Begin with the opening line of the records and extract each line through the one holding "from matplotlib.ticker import"; pictures are not part of the copy.

☆ ☆ ☆

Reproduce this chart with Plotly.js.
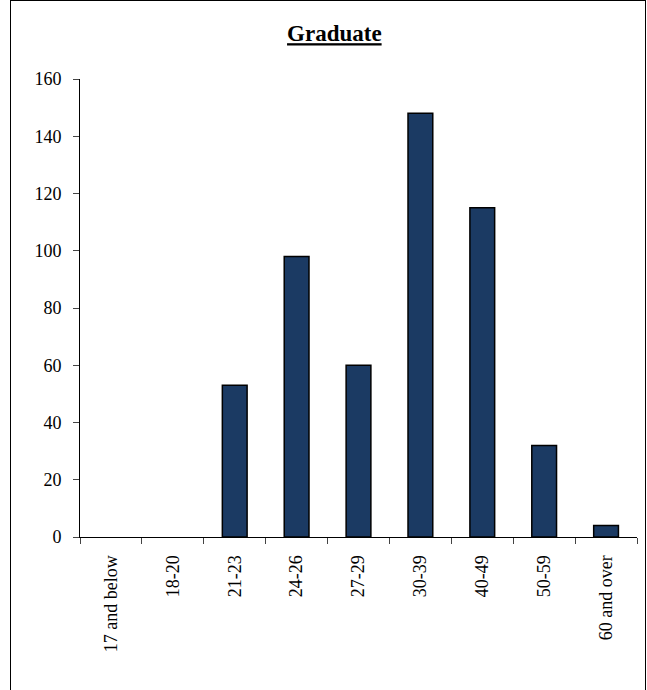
<!DOCTYPE html>
<html>
<head>
<script src="https://cdn.plot.ly/plotly-3.0.1.min.js"></script>
<style>
  body { margin: 0; background: #fff; }
  #chart { position: absolute; left: 10px; top: 0; width: 634px; height: 690px;
           border-left: 1px solid #000; border-top: 1px solid #000; border-right: 1px solid #000; }
</style>
</head>
<body>
<div id="chart"></div>
<script>
const categories = ['17 and below', '18-20', '21-23', '24-26', '27-29', '30-39', '40-49', '50-59', '60 and over']
const counts = [0, 0, 53, 98, 60, 148, 115, 32, 4]
const yTicks = [0, 20, 40, 60, 80, 100, 120, 140, 160]

const trace = {
  x: categories,
  y: counts.map(v => (v === 0 ? null : v)),
  type: 'bar',
  marker: { color: '#1b3a63', line: { color: '#000', width: 1.5 } },
  hoverinfo: 'none'
}

Plotly.newPlot('chart', [trace], {
  width: 634,
  height: 689,
  margin: { l: 69, r: 8, t: 78, b: 153 },
  bargap: 0.6,
  font: { family: 'Liberation Serif', size: 18, color: '#000' },
  title: { text: '<b><u>Graduate</u></b>', font: { size: 23 }, x: 0.51, y: 0.965, xanchor: 'center' },
  xaxis: {
    type: 'category',
    tickangle: -90,
    ticks: 'outside',
    tickson: 'boundaries',
    ticklen: 6,
    ticklabelstandoff: 10,
    showline: true,
    linecolor: '#000',
    showgrid: false
  },
  yaxis: {
    range: [0, 160],
    tickvals: yTicks,
    ticks: 'outside',
    ticklen: 6,
    ticklabelstandoff: 8,
    showline: true,
    linecolor: '#000',
    showgrid: false,
    zeroline: false
  },
  plot_bgcolor: '#fff',
  paper_bgcolor: '#fff'
}, { staticPlot: true })
</script>
</body>
</html>
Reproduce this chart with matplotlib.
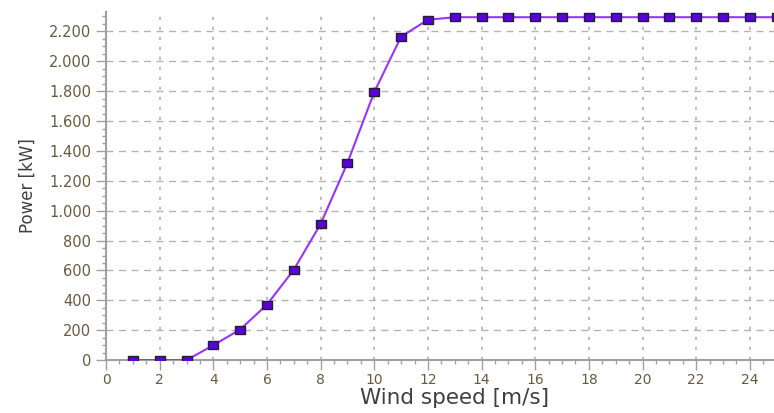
import matplotlib
matplotlib.use("Agg")
import matplotlib.pyplot as plt
from matplotlib.ticker import MultipleLocator, FuncFormatter

wind_speed = [1, 2, 3, 4, 5, 6, 7, 8, 9, 10, 11, 12, 13, 14, 15, 16, 17, 18, 19, 20, 21, 22, 23, 24, 25]
power_kw = [0, 0, 0, 100, 205, 372, 605, 912, 1320, 1795, 2165, 2278, 2295, 2295, 2295, 2295,
            2295, 2295, 2295, 2295, 2295, 2295, 2295, 2295, 2295]

x_label = "Wind speed [m/s]"
y_label = "Power [kW]"

fig = plt.figure(figsize=(7.74, 4.13), dpi=100)
ax = fig.add_axes([0.137, 0.128, 0.863, 0.843])

rect_marker = [(-1.3, -1), (1.3, -1), (1.3, 1), (-1.3, 1), (-1.3, -1)]
ax.plot(wind_speed, power_kw, color="#9933ff", linewidth=1.5, zorder=3,
        marker=rect_marker, markersize=7.3, markerfacecolor="#5a00d8",
        markeredgecolor="#202030", markeredgewidth=1.0)

ax.set_xlim(0, 24.9)
ax.set_ylim(0, 2330)

ax.xaxis.set_major_locator(MultipleLocator(2))
ax.xaxis.set_minor_locator(MultipleLocator(0.5))
ax.yaxis.set_major_locator(MultipleLocator(200))
ax.yaxis.set_minor_locator(MultipleLocator(50))
ax.yaxis.set_major_formatter(FuncFormatter(lambda v, p: f"{int(v):,}".replace(",", ".")))

tick_color = "#6a5a40"
spine_color = "#a0a0a0"
ax.tick_params(axis="both", which="major", direction="out", length=7, width=1,
               color=spine_color, labelcolor=tick_color, labelsize=10)
ax.tick_params(axis="both", which="minor", direction="out", length=3, width=1,
               color=spine_color)
ax.tick_params(axis="x", pad=2)
ax.tick_params(axis="y", labelsize=10.5)

for s in ["top", "right"]:
    ax.spines[s].set_visible(False)
for s in ["left", "bottom"]:
    ax.spines[s].set_color(spine_color)
    ax.spines[s].set_linewidth(1.5)

ax.grid(axis="y", which="major", color="#b4b4aa", linestyle=(0, (5, 4)), linewidth=1)
ax.grid(axis="x", which="major", color="#b4b4aa", linestyle=(0, (2, 4)), linewidth=1.2)
ax.set_axisbelow(True)

ax.set_xlabel(x_label, fontsize=15.5, color="#404040", labelpad=0)
ax.xaxis.set_label_coords(0.522, -0.11, transform=ax.transAxes)
ax.xaxis.label.set_va("center")
ax.set_ylabel(y_label, fontsize=12, color="#404040", labelpad=9)

fig.savefig("out.png", dpi=100)
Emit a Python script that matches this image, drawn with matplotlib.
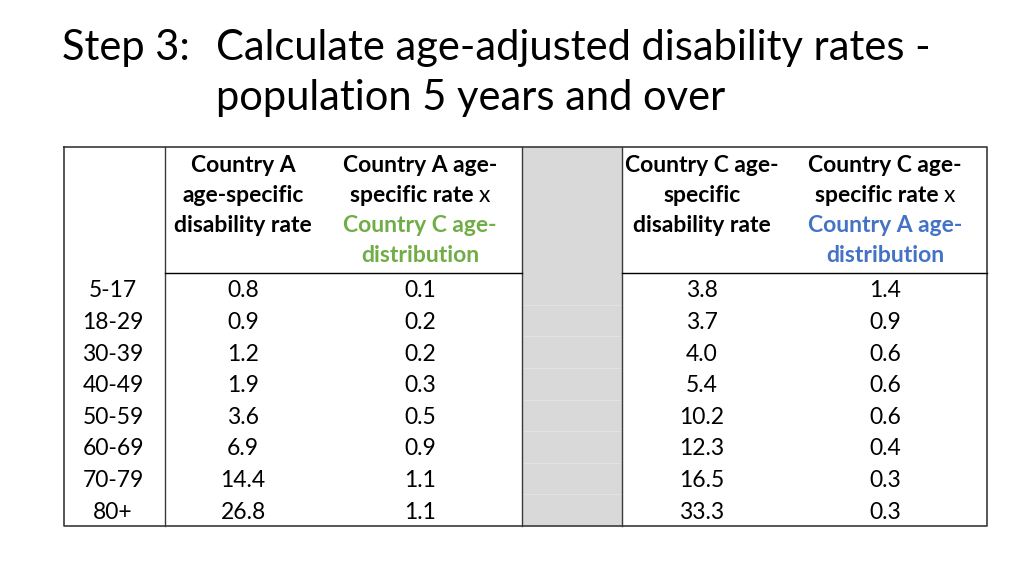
import matplotlib
matplotlib.use("Agg")
import matplotlib.pyplot as plt

# table data
age_groups = ['5-17', '18-29', '30-39', '40-49', '50-59', '60-69', '70-79', '80+']
rate_a = [0.8, 0.9, 1.2, 1.9, 3.6, 6.9, 14.4, 26.8]
a_times_c = [0.1, 0.2, 0.2, 0.3, 0.5, 0.9, 1.1, 1.1]
rate_c = [3.8, 3.7, 4.0, 5.4, 10.2, 12.3, 16.5, 33.3]
c_times_a = [1.4, 0.9, 0.6, 0.6, 0.6, 0.4, 0.3, 0.3]

GREEN = '#70ad47'
BLUE = '#4472c4'
FONT = 'Lato'

fig = plt.figure(figsize=(10.24, 5.76), dpi=100)
ax = fig.add_axes([0, 0, 1, 1])
ax.set_xlim(0, 1024)
ax.set_ylim(576, 0)
ax.axis('off')
renderer = fig.canvas.get_renderer()

# title
TS = 30
ax.text(62, 48, 'Step 3:', fontsize=TS, family=FONT, va='center', ha='left')
ax.text(216, 48, 'Calculate age-adjusted disability rates -', fontsize=TS, family=FONT,
        va='center', ha='left')
ax.text(216, 98, 'population 5 years and over', fontsize=TS, family=FONT,
        va='center', ha='left')

# geometry
left, right, top, bottom = 64, 987, 147, 526
c1, g0, g1 = 165, 522, 622
head_bot = 273
row_h = (bottom - head_bot) / len(age_groups)

# gray spacer column
ax.add_patch(plt.Rectangle((g0, top), g1 - g0, bottom - top, fc='#d9d9d9', ec='none', zorder=1))
for i in range(1, len(age_groups)):
    y = head_bot + i * row_h
    ax.plot([g0 + 1, g1 - 1], [y, y], color='#e2e2e2', lw=0.8, zorder=2)

lc = '#3a3a3a'
ax.plot([left, right, right, left, left], [top, top, bottom, bottom, top], color=lc, lw=1.2, zorder=3)
for x in (c1, g0, g1):
    ax.plot([x, x], [top, bottom], color=lc, lw=1.0, zorder=3)
ax.plot([c1, g0], [head_bot, head_bot], color='black', lw=1.0, zorder=3)
ax.plot([g1, right], [head_bot, head_bot], color='black', lw=1.0, zorder=3)

HS = 16.5


def mixed_line(xc, y, parts):
    widths = []
    for s, col, wt in parts:
        t = ax.text(0, 0, s, fontsize=HS, family=FONT, weight=wt)
        widths.append(t.get_window_extent(renderer).width)
        t.remove()
    x = xc - sum(widths) / 2
    for (s, col, wt), w in zip(parts, widths):
        ax.text(x, y, s, fontsize=HS, family=FONT, weight=wt, color=col,
                ha='left', va='center', zorder=4)
        x += w


head_y = [165, 195, 226, 256]
headers = [
    (243, [[('Country A', 'black', 'bold')],
           [('age-specific', 'black', 'bold')],
           [('disability rate', 'black', 'bold')]]),
    (420, [[('Country A age-', 'black', 'bold')],
           [('specific rate ', 'black', 'bold'), ('x', 'black', 'normal')],
           [('Country C age-', GREEN, 'bold')],
           [('distribution', GREEN, 'bold')]]),
    (702, [[('Country C age-', 'black', 'bold')],
           [('specific', 'black', 'bold')],
           [('disability rate', 'black', 'bold')]]),
    (885, [[('Country C age-', 'black', 'bold')],
           [('specific rate ', 'black', 'bold'), ('x', 'black', 'normal')],
           [('Country A age-', BLUE, 'bold')],
           [('distribution', BLUE, 'bold')]]),
]
for xc, lines in headers:
    for y, parts in zip(head_y, lines):
        mixed_line(xc, y, parts)

cols = [(113, age_groups), (243, [f'{v:.1f}' for v in rate_a]),
        (420, [f'{v:.1f}' for v in a_times_c]), (702, [f'{v:.1f}' for v in rate_c]),
        (885, [f'{v:.1f}' for v in c_times_a])]
for xc, vals in cols:
    for i, s in enumerate(vals):
        y = head_bot + (i + 0.5) * row_h + 2
        ax.text(xc, y, s, fontsize=HS, family=FONT, ha='center', va='center', zorder=4)

fig.savefig('out.png', dpi=100)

☆ ☆ ☆

## Expected answer
Reproduce this chart with Plotly.js.
<!DOCTYPE html>
<html>
<head>
<script src="https://cdn.plot.ly/plotly-3.0.1.min.js"></script>
<style>
  body { margin: 0; background: #fff; }
  #chart { position: absolute; left: 10px; top: 0; width: 634px; height: 690px;
           border-left: 1px solid #000; border-top: 1px solid #000; border-right: 1px solid #000; }
</style>
</head>
<body>
<div id="chart"></div>
<script>
const categories = ['17 and below', '18-20', '21-23', '24-26', '27-29', '30-39', '40-49', '50-59', '60 and over']
const counts = [0, 0, 53, 98, 60, 148, 115, 32, 4]
const yTicks = [0, 20, 40, 60, 80, 100, 120, 140, 160]

const trace = {
  x: categories,
  y: counts.map(v => (v === 0 ? null : v)),
  type: 'bar',
  marker: { color: '#1b3a63', line: { color: '#000', width: 1.5 } },
  hoverinfo: 'none'
}

Plotly.newPlot('chart', [trace], {
  width: 634,
  height: 689,
  margin: { l: 69, r: 8, t: 78, b: 153 },
  bargap: 0.6,
  font: { family: 'Liberation Serif', size: 18, color: '#000' },
  title: { text: '<b><u>Graduate</u></b>', font: { size: 23 }, x: 0.51, y: 0.965, xanchor: 'center' },
  xaxis: {
    type: 'category',
    tickangle: -90,
    ticks: 'outside',
    tickson: 'boundaries',
    ticklen: 6,
    ticklabelstandoff: 10,
    showline: true,
    linecolor: '#000',
    showgrid: false
  },
  yaxis: {
    range: [0, 160],
    tickvals: yTicks,
    ticks: 'outside',
    ticklen: 6,
    ticklabelstandoff: 8,
    showline: true,
    linecolor: '#000',
    showgrid: false,
    zeroline: false
  },
  plot_bgcolor: '#fff',
  paper_bgcolor: '#fff'
}, { staticPlot: true })
</script>
</body>
</html>
Reproduce this chart with matplotlib.
import matplotlib
matplotlib.use("Agg")
import matplotlib.pyplot as plt
from matplotlib.ticker import MultipleLocator, FuncFormatter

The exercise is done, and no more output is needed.